● Brief: Retype the opening lines of the listing below, ending with the line that contains "23200, 23200]", and leave out any pictures.

[Dataset rows]

• • •

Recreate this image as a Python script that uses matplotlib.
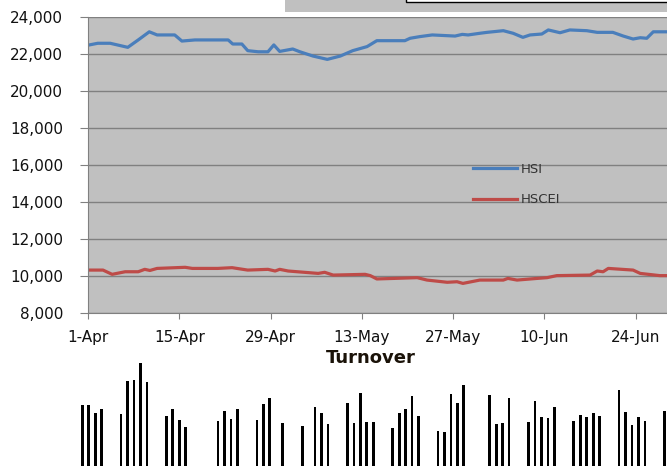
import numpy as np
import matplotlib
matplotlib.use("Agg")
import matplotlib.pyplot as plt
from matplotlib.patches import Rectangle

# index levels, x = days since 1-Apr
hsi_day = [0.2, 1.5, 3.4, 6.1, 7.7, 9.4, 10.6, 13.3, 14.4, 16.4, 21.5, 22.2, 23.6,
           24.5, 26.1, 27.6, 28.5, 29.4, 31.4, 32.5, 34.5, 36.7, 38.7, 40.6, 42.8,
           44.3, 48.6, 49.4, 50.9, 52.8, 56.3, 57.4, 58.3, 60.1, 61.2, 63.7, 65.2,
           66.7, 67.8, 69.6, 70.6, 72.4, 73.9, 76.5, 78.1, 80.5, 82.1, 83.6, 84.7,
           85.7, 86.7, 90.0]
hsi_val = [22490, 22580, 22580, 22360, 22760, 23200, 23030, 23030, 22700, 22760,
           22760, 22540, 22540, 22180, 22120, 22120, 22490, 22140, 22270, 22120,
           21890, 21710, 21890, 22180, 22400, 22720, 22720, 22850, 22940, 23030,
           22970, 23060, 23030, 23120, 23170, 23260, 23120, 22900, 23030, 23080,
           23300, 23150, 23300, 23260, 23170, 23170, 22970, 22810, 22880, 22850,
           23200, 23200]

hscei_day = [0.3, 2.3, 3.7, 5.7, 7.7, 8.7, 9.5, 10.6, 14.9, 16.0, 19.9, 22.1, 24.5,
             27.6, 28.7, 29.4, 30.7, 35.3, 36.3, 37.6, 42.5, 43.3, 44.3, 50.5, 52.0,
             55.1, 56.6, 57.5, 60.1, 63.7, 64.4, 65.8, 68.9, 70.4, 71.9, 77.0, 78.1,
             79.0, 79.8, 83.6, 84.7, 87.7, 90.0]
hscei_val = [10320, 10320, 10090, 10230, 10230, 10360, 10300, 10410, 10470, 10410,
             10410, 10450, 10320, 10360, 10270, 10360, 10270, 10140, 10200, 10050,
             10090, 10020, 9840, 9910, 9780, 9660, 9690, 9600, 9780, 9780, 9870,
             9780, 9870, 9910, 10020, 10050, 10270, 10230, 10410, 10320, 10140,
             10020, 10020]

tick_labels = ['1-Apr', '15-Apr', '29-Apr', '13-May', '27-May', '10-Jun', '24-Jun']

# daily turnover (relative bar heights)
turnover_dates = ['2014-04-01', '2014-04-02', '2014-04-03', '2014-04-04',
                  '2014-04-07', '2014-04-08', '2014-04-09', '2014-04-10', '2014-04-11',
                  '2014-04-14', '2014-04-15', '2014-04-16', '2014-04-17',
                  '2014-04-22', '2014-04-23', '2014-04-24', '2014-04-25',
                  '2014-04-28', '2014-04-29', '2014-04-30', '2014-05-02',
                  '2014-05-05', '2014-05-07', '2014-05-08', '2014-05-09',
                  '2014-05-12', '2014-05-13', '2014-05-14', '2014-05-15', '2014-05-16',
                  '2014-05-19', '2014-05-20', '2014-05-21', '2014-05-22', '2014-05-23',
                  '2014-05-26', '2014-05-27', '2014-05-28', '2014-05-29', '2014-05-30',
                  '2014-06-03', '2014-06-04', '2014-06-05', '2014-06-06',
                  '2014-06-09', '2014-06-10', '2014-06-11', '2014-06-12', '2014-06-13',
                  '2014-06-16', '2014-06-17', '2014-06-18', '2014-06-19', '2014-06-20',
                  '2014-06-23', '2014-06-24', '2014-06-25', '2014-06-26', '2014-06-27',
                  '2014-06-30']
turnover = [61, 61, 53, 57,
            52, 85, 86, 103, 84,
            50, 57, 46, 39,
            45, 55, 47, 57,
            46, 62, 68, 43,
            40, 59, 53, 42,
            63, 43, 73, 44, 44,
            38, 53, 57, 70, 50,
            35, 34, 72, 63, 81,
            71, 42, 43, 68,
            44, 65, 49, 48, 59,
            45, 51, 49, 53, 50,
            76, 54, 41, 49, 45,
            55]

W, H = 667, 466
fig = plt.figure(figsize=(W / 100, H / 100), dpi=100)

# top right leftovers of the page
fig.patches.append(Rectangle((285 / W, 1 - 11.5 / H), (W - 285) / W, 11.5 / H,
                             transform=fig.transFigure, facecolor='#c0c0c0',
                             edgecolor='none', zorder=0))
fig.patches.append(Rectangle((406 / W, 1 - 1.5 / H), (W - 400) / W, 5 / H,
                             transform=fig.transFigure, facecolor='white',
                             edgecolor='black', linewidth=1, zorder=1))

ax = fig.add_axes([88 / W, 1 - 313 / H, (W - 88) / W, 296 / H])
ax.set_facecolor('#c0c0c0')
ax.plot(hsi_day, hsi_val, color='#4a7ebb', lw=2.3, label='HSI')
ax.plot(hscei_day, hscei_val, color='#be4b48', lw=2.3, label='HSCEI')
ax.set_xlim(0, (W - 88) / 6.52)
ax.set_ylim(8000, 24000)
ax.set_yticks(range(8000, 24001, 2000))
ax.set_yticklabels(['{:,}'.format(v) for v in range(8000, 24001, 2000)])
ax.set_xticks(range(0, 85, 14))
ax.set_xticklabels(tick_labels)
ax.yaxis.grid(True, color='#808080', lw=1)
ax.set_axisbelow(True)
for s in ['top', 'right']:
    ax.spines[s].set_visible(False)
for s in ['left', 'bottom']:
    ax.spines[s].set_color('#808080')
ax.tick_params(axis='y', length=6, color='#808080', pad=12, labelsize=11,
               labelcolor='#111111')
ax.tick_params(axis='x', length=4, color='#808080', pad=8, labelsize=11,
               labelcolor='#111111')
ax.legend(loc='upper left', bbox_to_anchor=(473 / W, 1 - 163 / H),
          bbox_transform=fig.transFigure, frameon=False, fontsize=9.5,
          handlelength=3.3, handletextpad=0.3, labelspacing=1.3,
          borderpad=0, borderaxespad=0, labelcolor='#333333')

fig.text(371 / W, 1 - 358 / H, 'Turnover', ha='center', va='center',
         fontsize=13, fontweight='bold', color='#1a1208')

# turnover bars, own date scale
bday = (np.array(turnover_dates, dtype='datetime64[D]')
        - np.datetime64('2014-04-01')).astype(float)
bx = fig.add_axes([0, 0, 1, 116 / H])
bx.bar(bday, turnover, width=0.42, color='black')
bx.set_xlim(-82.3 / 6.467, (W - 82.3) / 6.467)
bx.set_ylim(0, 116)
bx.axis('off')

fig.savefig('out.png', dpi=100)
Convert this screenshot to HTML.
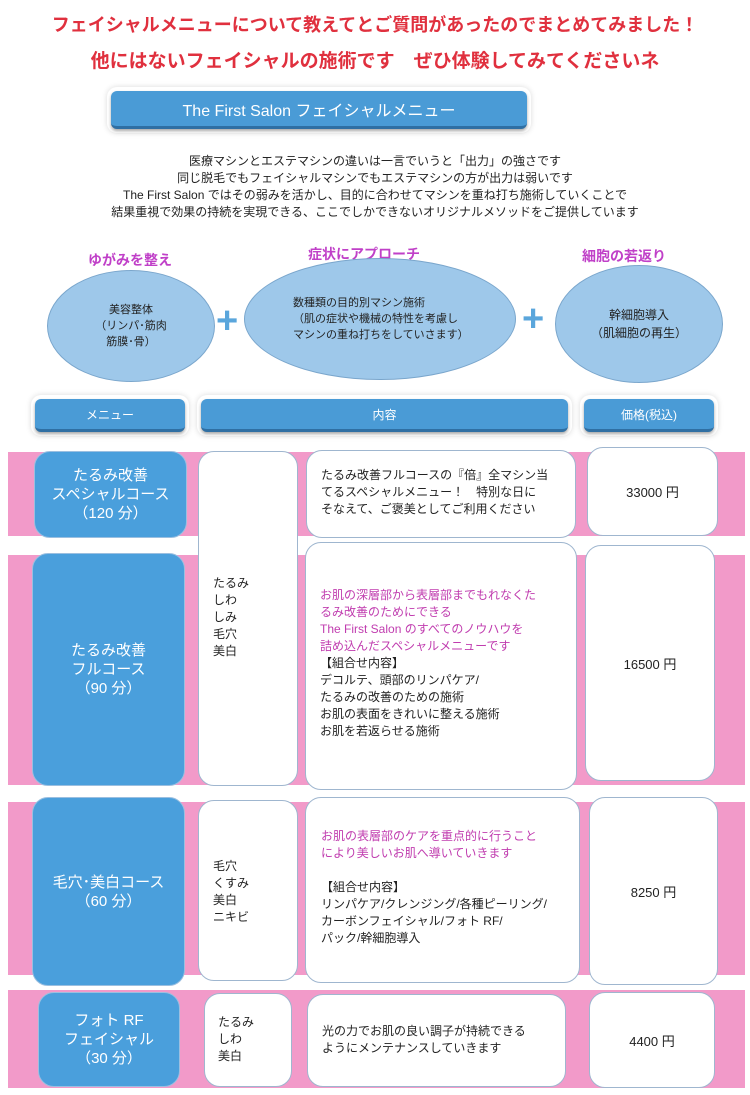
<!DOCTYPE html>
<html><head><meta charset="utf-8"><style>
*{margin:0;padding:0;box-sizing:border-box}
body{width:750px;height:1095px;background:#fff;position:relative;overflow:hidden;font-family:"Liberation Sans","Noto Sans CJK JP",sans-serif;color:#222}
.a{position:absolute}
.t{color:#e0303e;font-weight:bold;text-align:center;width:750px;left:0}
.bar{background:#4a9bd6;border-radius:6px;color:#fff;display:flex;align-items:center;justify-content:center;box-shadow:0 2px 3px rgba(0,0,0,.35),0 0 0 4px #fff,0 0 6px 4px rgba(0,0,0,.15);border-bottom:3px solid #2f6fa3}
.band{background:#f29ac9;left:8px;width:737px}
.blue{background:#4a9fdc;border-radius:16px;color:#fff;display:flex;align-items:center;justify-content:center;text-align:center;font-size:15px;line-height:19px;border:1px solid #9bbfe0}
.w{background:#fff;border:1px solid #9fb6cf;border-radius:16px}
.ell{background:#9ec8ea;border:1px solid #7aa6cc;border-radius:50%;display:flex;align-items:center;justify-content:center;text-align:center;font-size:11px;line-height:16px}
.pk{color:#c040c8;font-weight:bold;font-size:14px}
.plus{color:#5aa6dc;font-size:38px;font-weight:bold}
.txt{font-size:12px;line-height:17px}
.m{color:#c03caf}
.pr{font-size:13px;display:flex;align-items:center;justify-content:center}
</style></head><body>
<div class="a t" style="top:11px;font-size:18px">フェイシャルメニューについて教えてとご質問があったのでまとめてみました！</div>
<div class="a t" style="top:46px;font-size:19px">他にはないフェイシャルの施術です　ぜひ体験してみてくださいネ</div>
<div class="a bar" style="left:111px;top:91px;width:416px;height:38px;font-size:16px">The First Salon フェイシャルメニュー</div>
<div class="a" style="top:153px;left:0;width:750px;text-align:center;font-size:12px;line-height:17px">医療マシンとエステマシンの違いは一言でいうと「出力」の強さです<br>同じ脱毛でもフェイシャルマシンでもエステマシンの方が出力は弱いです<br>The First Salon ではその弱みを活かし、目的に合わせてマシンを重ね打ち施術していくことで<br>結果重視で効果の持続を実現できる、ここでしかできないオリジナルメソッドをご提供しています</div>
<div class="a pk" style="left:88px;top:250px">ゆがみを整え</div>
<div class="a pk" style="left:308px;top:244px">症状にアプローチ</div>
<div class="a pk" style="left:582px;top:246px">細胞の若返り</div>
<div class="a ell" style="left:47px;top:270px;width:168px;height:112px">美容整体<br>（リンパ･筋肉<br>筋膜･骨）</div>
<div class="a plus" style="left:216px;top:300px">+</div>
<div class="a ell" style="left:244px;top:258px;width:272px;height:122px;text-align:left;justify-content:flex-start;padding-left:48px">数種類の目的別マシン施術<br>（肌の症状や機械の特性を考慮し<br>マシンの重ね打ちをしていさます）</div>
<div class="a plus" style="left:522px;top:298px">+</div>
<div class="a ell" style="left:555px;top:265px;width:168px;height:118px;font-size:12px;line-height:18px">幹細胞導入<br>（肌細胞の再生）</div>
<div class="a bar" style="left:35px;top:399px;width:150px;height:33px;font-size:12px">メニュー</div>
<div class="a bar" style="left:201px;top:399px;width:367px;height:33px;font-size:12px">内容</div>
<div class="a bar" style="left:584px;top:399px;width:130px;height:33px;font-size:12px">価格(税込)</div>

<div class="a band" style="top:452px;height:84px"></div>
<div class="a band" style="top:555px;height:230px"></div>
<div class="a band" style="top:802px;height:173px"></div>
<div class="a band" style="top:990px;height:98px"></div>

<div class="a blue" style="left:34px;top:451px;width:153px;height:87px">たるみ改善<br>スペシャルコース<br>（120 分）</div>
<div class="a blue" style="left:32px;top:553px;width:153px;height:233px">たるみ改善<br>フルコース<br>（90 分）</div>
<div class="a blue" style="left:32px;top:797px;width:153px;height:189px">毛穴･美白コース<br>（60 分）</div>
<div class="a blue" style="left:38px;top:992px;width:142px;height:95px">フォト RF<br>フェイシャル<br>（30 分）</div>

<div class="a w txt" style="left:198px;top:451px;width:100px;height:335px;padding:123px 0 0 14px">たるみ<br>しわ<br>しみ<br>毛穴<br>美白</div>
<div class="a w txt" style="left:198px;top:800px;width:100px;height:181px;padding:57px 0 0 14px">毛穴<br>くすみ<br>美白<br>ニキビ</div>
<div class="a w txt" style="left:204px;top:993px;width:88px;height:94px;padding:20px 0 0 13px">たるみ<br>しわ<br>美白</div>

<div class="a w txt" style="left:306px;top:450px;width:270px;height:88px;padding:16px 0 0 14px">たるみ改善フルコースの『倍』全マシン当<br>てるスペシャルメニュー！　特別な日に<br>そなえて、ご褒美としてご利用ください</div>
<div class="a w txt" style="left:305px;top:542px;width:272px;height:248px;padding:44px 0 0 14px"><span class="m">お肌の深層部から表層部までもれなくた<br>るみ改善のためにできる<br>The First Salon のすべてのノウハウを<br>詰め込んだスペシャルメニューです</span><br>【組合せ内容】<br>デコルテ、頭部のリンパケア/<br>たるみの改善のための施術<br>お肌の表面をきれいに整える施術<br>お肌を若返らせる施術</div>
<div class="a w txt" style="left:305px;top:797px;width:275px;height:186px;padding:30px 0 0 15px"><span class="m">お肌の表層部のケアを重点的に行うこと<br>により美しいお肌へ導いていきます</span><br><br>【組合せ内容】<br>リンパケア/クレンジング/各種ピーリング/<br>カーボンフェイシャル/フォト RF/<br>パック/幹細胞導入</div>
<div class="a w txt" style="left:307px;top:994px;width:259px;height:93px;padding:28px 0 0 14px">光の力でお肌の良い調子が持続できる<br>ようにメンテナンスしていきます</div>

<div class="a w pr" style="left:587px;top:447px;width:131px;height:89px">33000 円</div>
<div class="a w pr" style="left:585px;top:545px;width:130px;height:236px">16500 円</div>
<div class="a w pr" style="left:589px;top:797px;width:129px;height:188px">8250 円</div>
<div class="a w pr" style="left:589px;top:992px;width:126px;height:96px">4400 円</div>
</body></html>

• • •

● Worked solution:
Recreate this image as a Python script that uses matplotlib.
import numpy as np
import matplotlib
matplotlib.use("Agg")
import matplotlib.pyplot as plt
from matplotlib.patches import Rectangle

# index levels, x = days since 1-Apr
hsi_day = [0.2, 1.5, 3.4, 6.1, 7.7, 9.4, 10.6, 13.3, 14.4, 16.4, 21.5, 22.2, 23.6,
           24.5, 26.1, 27.6, 28.5, 29.4, 31.4, 32.5, 34.5, 36.7, 38.7, 40.6, 42.8,
           44.3, 48.6, 49.4, 50.9, 52.8, 56.3, 57.4, 58.3, 60.1, 61.2, 63.7, 65.2,
           66.7, 67.8, 69.6, 70.6, 72.4, 73.9, 76.5, 78.1, 80.5, 82.1, 83.6, 84.7,
           85.7, 86.7, 90.0]
hsi_val = [22490, 22580, 22580, 22360, 22760, 23200, 23030, 23030, 22700, 22760,
           22760, 22540, 22540, 22180, 22120, 22120, 22490, 22140, 22270, 22120,
           21890, 21710, 21890, 22180, 22400, 22720, 22720, 22850, 22940, 23030,
           22970, 23060, 23030, 23120, 23170, 23260, 23120, 22900, 23030, 23080,
           23300, 23150, 23300, 23260, 23170, 23170, 22970, 22810, 22880, 22850,
           23200, 23200]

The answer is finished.